When I swirl the raincoat, he is curious. Now his apprehension is less than his inquisitiveness.
Horse trainers cannot bludgeon a horse into obedience to get good results. I have seen horse trainers do this and it doesn’t work. Instead, I put Zum in a position where he will respond mentally and physically with the desired response. Then I reward Zum for responding correctly. If Zum isn’t responding correctly, I need to listen to him so I can figure out how to vary my request so he understands me.

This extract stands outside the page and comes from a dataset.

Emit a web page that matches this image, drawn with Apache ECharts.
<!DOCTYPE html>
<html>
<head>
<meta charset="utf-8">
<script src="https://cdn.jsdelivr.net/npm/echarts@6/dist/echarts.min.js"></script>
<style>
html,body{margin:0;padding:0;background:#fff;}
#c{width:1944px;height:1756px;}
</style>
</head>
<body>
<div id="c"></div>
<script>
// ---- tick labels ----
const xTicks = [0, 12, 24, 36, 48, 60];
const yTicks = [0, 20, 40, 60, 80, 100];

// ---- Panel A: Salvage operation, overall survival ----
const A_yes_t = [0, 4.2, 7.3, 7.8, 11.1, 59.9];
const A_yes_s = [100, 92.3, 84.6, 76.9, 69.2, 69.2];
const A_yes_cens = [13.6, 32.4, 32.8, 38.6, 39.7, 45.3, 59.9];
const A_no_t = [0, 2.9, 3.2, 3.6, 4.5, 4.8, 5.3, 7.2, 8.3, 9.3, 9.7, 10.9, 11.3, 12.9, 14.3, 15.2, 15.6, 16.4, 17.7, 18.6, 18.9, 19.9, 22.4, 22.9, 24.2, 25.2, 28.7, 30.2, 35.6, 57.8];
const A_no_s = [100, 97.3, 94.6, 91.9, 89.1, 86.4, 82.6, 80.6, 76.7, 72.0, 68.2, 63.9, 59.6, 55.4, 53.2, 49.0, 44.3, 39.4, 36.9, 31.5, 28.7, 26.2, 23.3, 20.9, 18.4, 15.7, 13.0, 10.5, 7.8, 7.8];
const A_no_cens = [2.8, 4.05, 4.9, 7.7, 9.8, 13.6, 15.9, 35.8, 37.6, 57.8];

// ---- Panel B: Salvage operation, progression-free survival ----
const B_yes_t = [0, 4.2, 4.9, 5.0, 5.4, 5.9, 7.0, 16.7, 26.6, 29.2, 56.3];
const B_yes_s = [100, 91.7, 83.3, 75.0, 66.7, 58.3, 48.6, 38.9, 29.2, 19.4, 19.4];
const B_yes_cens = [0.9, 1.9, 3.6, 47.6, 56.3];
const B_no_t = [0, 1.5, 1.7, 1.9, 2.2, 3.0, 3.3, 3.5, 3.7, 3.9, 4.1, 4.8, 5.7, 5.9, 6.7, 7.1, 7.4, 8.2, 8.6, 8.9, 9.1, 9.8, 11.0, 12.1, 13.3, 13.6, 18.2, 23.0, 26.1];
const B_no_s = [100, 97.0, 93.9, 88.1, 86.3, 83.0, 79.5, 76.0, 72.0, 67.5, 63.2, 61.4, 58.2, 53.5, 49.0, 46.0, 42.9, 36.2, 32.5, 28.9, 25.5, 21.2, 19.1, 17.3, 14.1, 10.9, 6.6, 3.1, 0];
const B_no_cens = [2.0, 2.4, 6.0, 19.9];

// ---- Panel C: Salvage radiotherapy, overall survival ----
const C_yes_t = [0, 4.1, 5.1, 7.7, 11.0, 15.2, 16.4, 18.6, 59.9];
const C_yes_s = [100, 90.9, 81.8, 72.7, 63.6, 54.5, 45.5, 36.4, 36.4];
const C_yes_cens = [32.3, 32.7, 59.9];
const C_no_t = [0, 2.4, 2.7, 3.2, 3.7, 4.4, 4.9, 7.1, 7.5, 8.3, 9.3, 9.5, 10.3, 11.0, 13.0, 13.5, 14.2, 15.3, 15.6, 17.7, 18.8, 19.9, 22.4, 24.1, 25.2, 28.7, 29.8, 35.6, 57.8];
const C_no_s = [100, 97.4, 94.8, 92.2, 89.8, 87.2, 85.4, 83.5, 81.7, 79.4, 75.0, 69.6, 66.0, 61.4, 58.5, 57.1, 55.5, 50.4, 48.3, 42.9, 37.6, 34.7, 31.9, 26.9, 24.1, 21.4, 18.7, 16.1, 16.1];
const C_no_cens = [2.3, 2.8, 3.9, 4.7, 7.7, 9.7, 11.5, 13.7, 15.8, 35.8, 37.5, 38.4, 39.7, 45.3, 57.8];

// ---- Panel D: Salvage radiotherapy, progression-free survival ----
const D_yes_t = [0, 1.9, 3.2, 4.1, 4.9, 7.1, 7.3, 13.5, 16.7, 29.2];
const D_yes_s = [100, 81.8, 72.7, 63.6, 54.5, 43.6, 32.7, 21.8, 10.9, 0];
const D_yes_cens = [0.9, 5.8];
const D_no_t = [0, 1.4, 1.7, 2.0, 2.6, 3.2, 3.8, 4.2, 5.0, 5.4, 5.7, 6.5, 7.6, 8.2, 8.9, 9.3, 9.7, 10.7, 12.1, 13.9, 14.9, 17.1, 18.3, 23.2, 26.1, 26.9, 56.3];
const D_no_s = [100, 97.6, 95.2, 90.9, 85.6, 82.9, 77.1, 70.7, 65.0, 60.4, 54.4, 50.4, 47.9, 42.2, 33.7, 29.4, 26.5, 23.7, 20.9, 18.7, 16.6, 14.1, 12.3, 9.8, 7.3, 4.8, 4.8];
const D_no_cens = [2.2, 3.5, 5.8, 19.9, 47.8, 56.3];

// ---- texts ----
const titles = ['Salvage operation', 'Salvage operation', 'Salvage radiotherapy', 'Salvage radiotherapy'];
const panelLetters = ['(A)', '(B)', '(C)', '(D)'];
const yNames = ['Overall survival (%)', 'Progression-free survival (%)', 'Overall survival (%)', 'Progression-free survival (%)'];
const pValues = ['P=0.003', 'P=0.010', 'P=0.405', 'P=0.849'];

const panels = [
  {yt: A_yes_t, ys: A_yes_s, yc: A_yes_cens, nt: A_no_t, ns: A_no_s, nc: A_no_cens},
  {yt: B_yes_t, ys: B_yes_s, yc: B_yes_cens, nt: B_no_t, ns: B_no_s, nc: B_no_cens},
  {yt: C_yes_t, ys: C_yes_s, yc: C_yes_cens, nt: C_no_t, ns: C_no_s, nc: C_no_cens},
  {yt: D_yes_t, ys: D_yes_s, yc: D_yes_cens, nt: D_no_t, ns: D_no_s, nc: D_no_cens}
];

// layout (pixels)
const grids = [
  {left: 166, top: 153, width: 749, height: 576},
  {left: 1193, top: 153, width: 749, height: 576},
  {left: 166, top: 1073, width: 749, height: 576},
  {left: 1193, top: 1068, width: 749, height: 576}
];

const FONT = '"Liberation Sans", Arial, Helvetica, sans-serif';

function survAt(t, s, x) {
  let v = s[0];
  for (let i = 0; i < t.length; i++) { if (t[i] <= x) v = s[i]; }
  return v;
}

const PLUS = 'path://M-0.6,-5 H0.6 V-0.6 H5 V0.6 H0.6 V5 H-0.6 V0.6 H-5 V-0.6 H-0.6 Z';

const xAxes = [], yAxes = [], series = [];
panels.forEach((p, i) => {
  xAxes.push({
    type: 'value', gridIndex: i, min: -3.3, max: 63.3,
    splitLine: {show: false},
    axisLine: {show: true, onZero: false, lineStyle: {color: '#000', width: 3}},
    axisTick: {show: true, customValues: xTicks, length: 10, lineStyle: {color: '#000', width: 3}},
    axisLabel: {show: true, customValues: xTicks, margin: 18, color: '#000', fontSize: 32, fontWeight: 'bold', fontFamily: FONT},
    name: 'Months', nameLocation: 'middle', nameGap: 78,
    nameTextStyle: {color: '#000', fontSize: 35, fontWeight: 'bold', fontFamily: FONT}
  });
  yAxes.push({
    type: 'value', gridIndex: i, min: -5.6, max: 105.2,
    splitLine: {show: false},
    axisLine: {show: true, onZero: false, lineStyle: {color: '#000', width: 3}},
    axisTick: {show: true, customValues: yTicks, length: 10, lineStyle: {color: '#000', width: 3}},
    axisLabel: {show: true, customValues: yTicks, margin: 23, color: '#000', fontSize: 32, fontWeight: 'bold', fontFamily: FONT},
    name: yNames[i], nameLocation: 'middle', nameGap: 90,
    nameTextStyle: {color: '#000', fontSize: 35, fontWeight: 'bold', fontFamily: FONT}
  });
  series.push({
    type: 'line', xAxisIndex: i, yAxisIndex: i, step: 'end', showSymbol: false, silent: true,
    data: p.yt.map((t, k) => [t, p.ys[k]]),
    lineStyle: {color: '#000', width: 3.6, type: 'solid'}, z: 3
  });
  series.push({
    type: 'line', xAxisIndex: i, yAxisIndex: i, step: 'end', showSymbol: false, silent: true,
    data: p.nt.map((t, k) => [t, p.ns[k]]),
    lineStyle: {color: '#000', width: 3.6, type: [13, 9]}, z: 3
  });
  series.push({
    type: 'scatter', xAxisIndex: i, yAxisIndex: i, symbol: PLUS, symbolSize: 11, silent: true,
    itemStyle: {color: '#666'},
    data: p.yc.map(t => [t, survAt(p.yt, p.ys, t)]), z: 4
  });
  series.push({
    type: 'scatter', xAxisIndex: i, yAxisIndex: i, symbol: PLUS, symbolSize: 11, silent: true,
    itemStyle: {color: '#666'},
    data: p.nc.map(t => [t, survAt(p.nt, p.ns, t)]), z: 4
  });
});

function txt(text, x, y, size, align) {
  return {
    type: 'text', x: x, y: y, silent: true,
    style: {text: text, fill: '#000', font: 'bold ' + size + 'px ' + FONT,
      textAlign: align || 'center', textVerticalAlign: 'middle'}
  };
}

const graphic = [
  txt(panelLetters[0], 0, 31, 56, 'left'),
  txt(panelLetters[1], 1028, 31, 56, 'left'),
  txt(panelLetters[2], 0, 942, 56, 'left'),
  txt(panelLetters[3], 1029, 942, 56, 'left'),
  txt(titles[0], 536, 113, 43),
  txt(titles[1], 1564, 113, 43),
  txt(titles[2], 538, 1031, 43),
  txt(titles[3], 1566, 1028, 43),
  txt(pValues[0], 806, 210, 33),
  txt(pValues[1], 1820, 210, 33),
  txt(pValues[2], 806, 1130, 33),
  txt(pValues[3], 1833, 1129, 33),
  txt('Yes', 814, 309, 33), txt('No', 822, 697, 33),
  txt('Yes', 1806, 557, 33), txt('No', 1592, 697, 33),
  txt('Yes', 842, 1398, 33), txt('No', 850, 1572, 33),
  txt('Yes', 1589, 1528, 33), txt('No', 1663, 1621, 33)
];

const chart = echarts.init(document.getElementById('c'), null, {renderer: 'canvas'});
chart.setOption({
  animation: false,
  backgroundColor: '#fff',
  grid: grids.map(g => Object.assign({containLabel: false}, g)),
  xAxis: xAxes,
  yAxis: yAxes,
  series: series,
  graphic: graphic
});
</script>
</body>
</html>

Zum will crowd me and try to step on me sometimes when I lead him with his lead rope. I cannot let him do this but if I push him out of my way or yell at him unjustly, he will get angry with me. I have learned that I cannot teach an angry colt anything until he relaxes. So I immediately get Zum to do something I can praise him for so he can relax.
I always make sure that my major goal of keeping Zum’s attitude respectful and cooperative is never lost just to achieve an objective goal. I never sacrifice Zum’s willing attitude simply for a performance accomplishment. If I keep Zum’s trust in me as the priority, I am always amazed at how Zum gradually accepts something like a scary balloon!
When I am riding a horse on the trail, I often see a balloon stuck in a tree or cactus. When I am riding in a neighborhood, I see that people often tie balloons on posts or mailboxes to signal a special event. Zum needs to learn to stay calm even around strange blowing objects like balloons. Zum has never seen a balloon before! When I introduced Zum to a balloon, he was jumpy and uneasy!
Even if Zum doesn’t do what I ultimately want, I reward him each time he tries. There is body language that I can use that rewards him for his attempt to get it right. I back away from him, step to the side or look down. If I don’t reward him through yielding, I kill Zum’s incentive to comply. Even the slightest hint of Zum trying to do what I request is reason for me to reward him with a release of pressure. This is my yield of respect to Zum.